RIHWAS · Determining the role of interfaces in hybrid nanosystems applied to photochemical water splitting

Elucidating the role of interfaces during photochemical processes (PCP) for hybrid nanomaterials (e.g., metal-semiconductor or metal-insulator-semiconductor; MS or MIS) is critical to boost the performances of photodevices, as well as improving our fundamental knowledge on those materials. Extensive efforts have been performed to design novel nanomaterials and to investigate their efficiencies to attain an affordable, sustainable and renewable solar-to-energy conversion. Despite those research achievements, the role of interfaces is highly controversial regardless of their significant effect on PCP. In this project, I will develop a new platform combining interferometric scattering and scanning electrochemical microscopies. This platform unlocks in operando measurements to investigate the different interfaces’ mechanisms at multiple scale (meso-, micro- and nanoscales). The project focuses a reference system (Au-Al2O3-TiO2) and a model reaction (water splitting) to create knowledge on (1) analytical methods for identifying physical/chemical interactions at local scale and (2) fundamental understandings on the role of interfaces in nanostructures. The obtained results will establish a rationale for nanomaterial design applied to solar-to-energy conversion field.
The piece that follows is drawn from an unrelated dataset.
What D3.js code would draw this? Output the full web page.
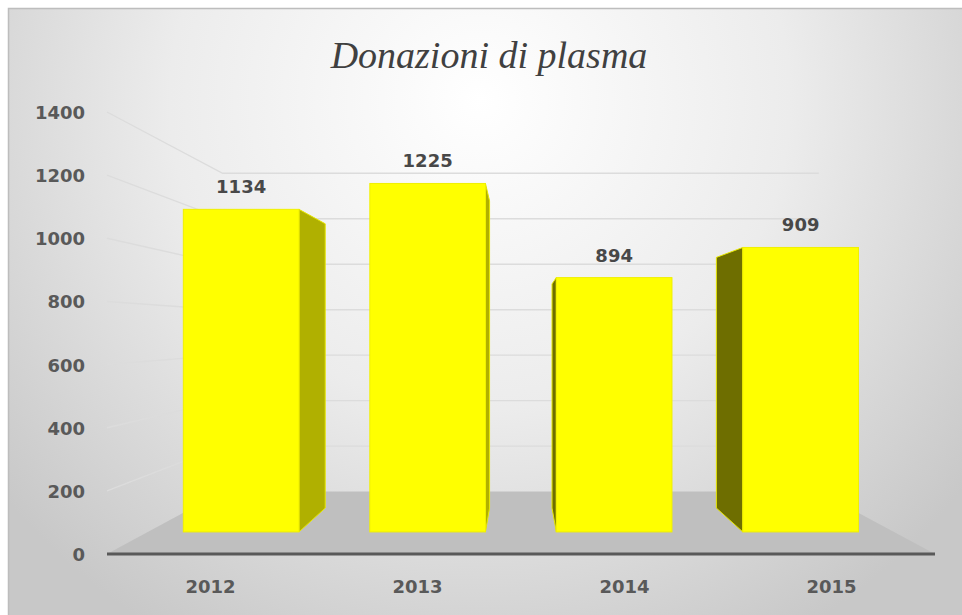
<!DOCTYPE html>
<html>
<head>
<meta charset="utf-8">
<script src="https://cdn.jsdelivr.net/npm/d3@7"></script>
<style>
  html, body { margin: 0; padding: 0; background: #ffffff; }
  svg { display: block; }
</style>
</head>
<body>
<svg id="chart" width="962" height="615"></svg>
<script>
// ---- data ----
const categories = ["2012", "2013", "2014", "2015"];
const barValues = [1134, 1225, 894, 1000];
const valueLabels = ["1134", "1225", "894", "909"];
const yTicks = [0, 200, 400, 600, 800, 1000, 1200, 1400];
const titleText = "Donazioni di plasma";

// ---- layout ----
const W = 962, H = 615;
const svg = d3.select("#chart");
const defs = svg.append("defs");

const grad = defs.append("radialGradient")
  .attr("id", "bg").attr("gradientUnits", "userSpaceOnUse")
  .attr("cx", 480).attr("cy", 100).attr("r", 620);
grad.append("stop").attr("offset", 0).attr("stop-color", "#ffffff");
grad.append("stop").attr("offset", 0.5).attr("stop-color", "#ececec");
grad.append("stop").attr("offset", 1).attr("stop-color", "#c8c8c8");

svg.append("rect").attr("x", 8).attr("y", 8).attr("width", W).attr("height", H)
  .attr("fill", "url(#bg)");
svg.append("path").attr("d", `M8.5,${H} L8.5,8.5 L${W},8.5`)
  .attr("fill", "none").attr("stroke", "#bdbdbd").attr("stroke-width", 1.5);

// front-plane scales
const x = d3.scaleBand().domain(categories).range([107, 935])
  .paddingInner(0.38).paddingOuter(0.19);
const y = d3.scaleLinear().domain([0, 1400]).range([554, 112]);

// perspective projection
const vp = [520, 331];
const kFront = 1, kBack = 0.72, kBarFront = 0.901, kBarBack = 0.794;
const P = (X, Y, k) => [vp[0] + (X - vp[0]) * k, vp[1] + (Y - vp[1]) * k];
const poly = pts => "M" + pts.map(p => p[0].toFixed(2) + "," + p[1].toFixed(2)).join("L") + "Z";
const line = pts => "M" + pts.map(p => p[0].toFixed(2) + "," + p[1].toFixed(2)).join("L");

const x0 = x.range()[0], x1 = x.range()[1];

// gridlines: left wall + back wall
svg.append("g").selectAll("path").data(yTicks.filter(t => t > 0)).join("path")
  .attr("d", t => line([P(x0, y(t), kFront), P(x0, y(t), kBack), P(x1, y(t), kBack)]))
  .attr("fill", "none").attr("stroke", "#dcdcdc").attr("stroke-width", 1.4);

// floor
svg.append("path")
  .attr("d", poly([P(x0, y(0), kFront), P(x1, y(0), kFront), P(x1, y(0), kBack), P(x0, y(0), kBack)]))
  .attr("fill", "#bfbfbf");

// front axis line
svg.append("line")
  .attr("x1", x0).attr("x2", x1).attr("y1", y(0)).attr("y2", y(0))
  .attr("stroke", "#595959").attr("stroke-width", 3);

// bars
const bars = svg.append("g");
categories.forEach((c, i) => {
  const v = barValues[i];
  const bl = x(c), br = x(c) + x.bandwidth();
  const g = bars.append("g");
  let sx, col;
  if (br < vp[0]) { sx = br; col = "#b0b000"; }
  else if (bl > vp[0]) { sx = bl; col = "#6e6e00"; }
  if (sx !== undefined) {
    g.append("path")
      .attr("d", poly([P(sx, y(v), kBarFront), P(sx, y(v), kBarBack), P(sx, y(0), kBarBack), P(sx, y(0), kBarFront)]))
      .attr("fill", col).attr("stroke", "#e6e600").attr("stroke-width", 1).attr("stroke-linejoin", "round");
  }
  const a = P(bl, y(v), kBarFront), b = P(br, y(0), kBarFront);
  g.append("rect")
    .attr("x", a[0]).attr("y", a[1]).attr("width", b[0] - a[0]).attr("height", b[1] - a[1])
    .attr("fill", "#ffff00").attr("stroke", "#f0f000").attr("stroke-width", 1);
  g.append("text")
    .attr("x", (a[0] + b[0]) / 2).attr("y", a[1] - 16)
    .attr("text-anchor", "middle")
    .attr("font-family", "DejaVu Sans").attr("font-weight", "bold").attr("font-size", 18)
    .attr("fill", "#484848")
    .text(valueLabels[i]);
});

// y tick labels
svg.append("g").selectAll("text").data(yTicks).join("text")
  .attr("x", 85).attr("y", t => y(t) + 7)
  .attr("text-anchor", "end")
  .attr("font-family", "DejaVu Sans").attr("font-weight", "bold").attr("font-size", 18)
  .attr("fill", "#595959")
  .text(t => t);

// category labels
svg.append("g").selectAll("text").data(categories).join("text")
  .attr("x", c => x(c) + x.bandwidth() / 2).attr("y", 593)
  .attr("text-anchor", "middle")
  .attr("font-family", "DejaVu Sans").attr("font-weight", "bold").attr("font-size", 18)
  .attr("fill", "#595959")
  .text(c => c);

// title
svg.append("text")
  .attr("x", 489).attr("y", 68)
  .attr("text-anchor", "middle")
  .attr("font-family", "Liberation Serif").attr("font-style", "italic").attr("font-size", 38)
  .attr("fill", "#404040")
  .text(titleText);
</script>
</body>
</html>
The platform versatility enables the study of all kind of 2D materials applied to most of the PCP. My previous experiences demonstrate my ability to develop and establish new techniques/ methodologies to answer fundamental questions for the energy conversion field. The original skills and my current expertise polished through this project will become an invaluable asset for my future career and contributions in the scientific community as a leading expert in the to-be developed fields. The fellowship will enable me to develop meaningful collaborations around the world and establish myself as an independent researcher.